Herman Melville: Moby-Dick by Nick Selby
24 members, 1 review, 15 editions, 4 stars

Moby-Dick by Jan Needle
1 member, 2 editions

Moby-Dick by Jens Hoffmann
1 member, 2 editions

Moby Dick: A Commentary by Harold Beaver
4 members, 4 editions, 2.5 stars

A reading of Moby-Dick by Milton Oswin Percival
1 member, 1 edition

The trying-out of Moby-Dick by Howard Paton Vincent
9 members, 7 editions

Moby-Dick; or, The Whale by Herman Melville
13,840 members, 184 reviews, 2,291 editions, 3.93 stars


As you can see, it's actually further down than before.

93timspalding
Nov 29, 2010, 8:19 pm

What is this books of which you speak? Never heard of it.

94SimonW11
Nov 30, 2010, 3:21 am

searching for eager
i get
http://www.librarything.com/work/8339578 this as the first result.

This as the second http://www.librarything.com/work/1630

and this as the third http://www.librarything.com/work/1363072
followed by a mass of other works by edward eager.
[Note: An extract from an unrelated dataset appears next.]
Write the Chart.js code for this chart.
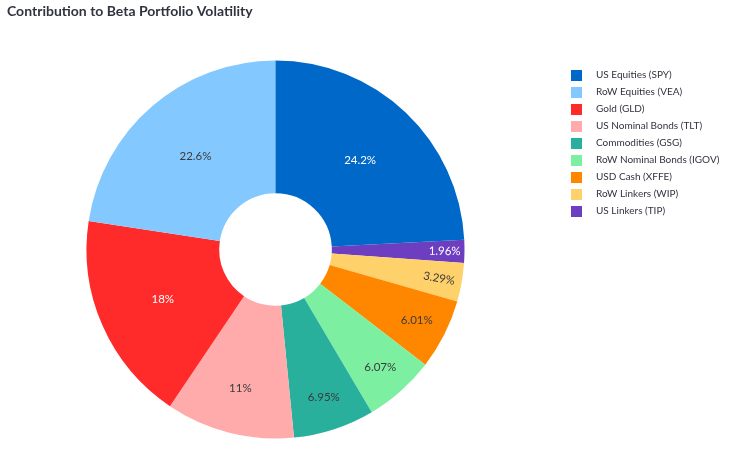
<!DOCTYPE html>
<html><head><meta charset="utf-8">
<script src="https://cdn.jsdelivr.net/npm/chart.js@4.4.1/dist/chart.umd.min.js"></script>
<style>html,body{margin:0;padding:0;background:#fff;} #wrap{position:relative;width:729px;height:453px;}</style>
</head><body><div id="wrap"><canvas id="c"></canvas></div>
<script>
const categories = ['US Equities (SPY)', 'RoW Equities (VEA)', 'Gold (GLD)', 'US Nominal Bonds (TLT)', 'Commodities (GSG)', 'RoW Nominal Bonds (IGOV)', 'USD Cash (XFFE)', 'RoW Linkers (WIP)', 'US Linkers (TIP)'];
const contributions = [24.2, 22.6, 18, 11, 6.95, 6.07, 6.01, 3.29, 1.96];
const sliceColors = ['#0068c9', '#83c9ff', '#ff2b2b', '#ffabab', '#29b09d', '#7defa1', '#ff8700', '#ffd16a', '#6d3fc0'];
const titleText = 'Contribution to Beta Portfolio Volatility';

const FONT = 'Lato';
const TEXT_COLOR = '#31333f';

// Plotly draws counterclockwise; Chart.js draws clockwise -> reverse order
const labelsCW = categories.slice().reverse();
const valuesCW = contributions.slice().reverse();
const colorsCW = sliceColors.slice().reverse();
const total = contributions.reduce((a, b) => a + b, 0);
const startRotation = contributions[0] / total * 360;

const LEGEND_FONT_SIZE = 10;
const LEGEND_PAD = 7;
const SWATCH_W = 40, SWATCH_SIZE = 11, SWATCH_OFF = 20;
const LEGEND_LEFT = 544;

function makeSwatch(color) {
  const c = document.createElement('canvas');
  c.width = SWATCH_W; c.height = SWATCH_SIZE;
  const g = c.getContext('2d');
  g.fillStyle = color;
  g.fillRect(SWATCH_OFF, 0, SWATCH_SIZE, SWATCH_SIZE);
  return c;
}

// compute right padding so that the legend starts at LEGEND_LEFT
const meas = document.createElement('canvas').getContext('2d');
meas.font = LEGEND_FONT_SIZE + 'px ' + FONT;
const maxTextW = Math.max(...categories.map(t => meas.measureText(t).width));
const legendW = LEGEND_PAD + (SWATCH_W + LEGEND_FONT_SIZE / 2 + maxTextW) + 10;
const padRight = 729 - LEGEND_LEFT - legendW;

function luminance(hex) {
  const n = parseInt(hex.slice(1), 16);
  return (0.299 * (n >> 16) + 0.587 * ((n >> 8) & 255) + 0.114 * (n & 255)) / 255;
}

const sliceLabels = {
  id: 'sliceLabels',
  afterDatasetsDraw(chart) {
    const ctx = chart.ctx;
    const meta = chart.getDatasetMeta(0);
    const ds = chart.data.datasets[0];
    ctx.save();
    ctx.font = '11.5px ' + FONT;
    ctx.textAlign = 'center';
    ctx.textBaseline = 'middle';
    meta.data.forEach((arc, i) => {
      const p = arc.getProps(['x', 'y', 'startAngle', 'endAngle', 'outerRadius'], true);
      const v = ds.data[i];
      const mid = (p.startAngle + p.endAngle) / 2;
      const frac = Math.min(0.895, Math.max(0.65, 0.93 - 0.0155 * v));
      const r = p.outerRadius * frac;
      const x = p.x + Math.cos(mid) * r;
      const y = p.y + Math.sin(mid) * r;
      ctx.fillStyle = luminance(ds.backgroundColor[i]) < 0.5 ? '#ffffff' : '#3a3a3a';
      ctx.save();
      ctx.translate(x, y);
      if (v < 5) {
        let a = Math.atan2(Math.sin(mid), Math.cos(mid));
        if (a > Math.PI / 2) a -= Math.PI;
        if (a < -Math.PI / 2) a += Math.PI;
        ctx.rotate(a);
      }
      ctx.fillText(v + '%', 0, 0);
      ctx.restore();
    });
    ctx.restore();
  }
};

new Chart(document.getElementById('c'), {
  type: 'doughnut',
  data: {
    labels: labelsCW,
    datasets: [{
      data: valuesCW,
      backgroundColor: colorsCW,
      borderWidth: 0,
      radius: 189,
      cutout: '29.8%'
    }]
  },
  options: {
    responsive: true,
    maintainAspectRatio: false,
    animation: false,
    events: [],
    rotation: startRotation,
    layout: { padding: { top: 0, left: 7, right: padRight, bottom: 17 } },
    plugins: {
      title: {
        display: true,
        text: titleText,
        align: 'start',
        color: TEXT_COLOR,
        font: { family: FONT, size: 14, weight: 'bold' },
        padding: { top: 2.6, bottom: 43.6 }
      },
      legend: {
        position: 'right',
        align: 'start',
        fullSize: false,
        reverse: true,
        labels: {
          usePointStyle: true,
          pointStyleWidth: SWATCH_W,
          boxHeight: SWATCH_SIZE,
          padding: LEGEND_PAD,
          color: TEXT_COLOR,
          font: { family: FONT, size: LEGEND_FONT_SIZE },
          generateLabels(chart) {
            const items = Chart.overrides.doughnut.plugins.legend.labels.generateLabels(chart);
            items.forEach(it => { it.pointStyle = makeSwatch(it.fillStyle); });
            return items;
          }
        }
      },
      tooltip: { enabled: false }
    }
  },
  plugins: [sliceLabels]
});
</script>
</body></html>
i would like to the third take precidence that is word in title over word in authors name.
and the current 1st. only two copies and lousy data buried somewhere far down the list.

95Aerrin99
Dec 2, 2010, 6:33 pm

Search: harry potter and the sorcerer's stone

Results:

Harry Potter and Sorcerer's Stone
1 member, 1 edition

Harry Potter and the Sorcerer's Stone by KnowWonder
1 member, 1 edition, 2.5 stars

The Mysteries of Harry Potter and the Sorcerer's Stone
2 members, 2 editions

Harry Potter and the Sorcerer's Stone p4t
2 members, 2 editions

Harry Potter and the Sorcerer's Stone 2002 Calendar
4 members, 2 editions

Harry Potter and the Sorcerer's Stone Postcard Book
14 members, 2 editions, 4.5 stars

Harry Potter and the sorcerer's stone by Copyright Collection DLC
18 members, 3 editions, 5 stars

Harry Potter and the Sorcerer's Stone by Electronic Arts Inc.
1 member, 1 edition

Harry Potter and the Sorcerer's Stone by S. J. Rozan
2 members, 1 edition, 5 stars

In fact, the book does not appear anywhere in the 63 (!!) results - and changing it to 'Philosopher's Stone' (which is the canonical title at present) fares about the same. What's going on here? This is so screwy that I have to suspect a bug rather than bad algorithmness.

96brightcopy
Dec 2, 2010, 6:41 pm

Please resist the urge to "clean up" the previous result by doing combining. This does not help track down bugs. :)

97EveleenM
Dec 3, 2010, 5:14 am

#95

A further example of the same thing: search on 'Harry Potter' by number of copies and you get a neat list with the other six Potter books at the top, but Harry Potter and the Philosopher's Stone is missing.

98andejons
Dec 3, 2010, 5:24 am

Searching for titles in other languages doesn't seem to work either. It seems to be the same problem as with The Tin Drum.

99_Zoe_
Dec 4, 2010, 11:25 am

So, is search now "done"? Brandon Sanderson results are still very badly ordered.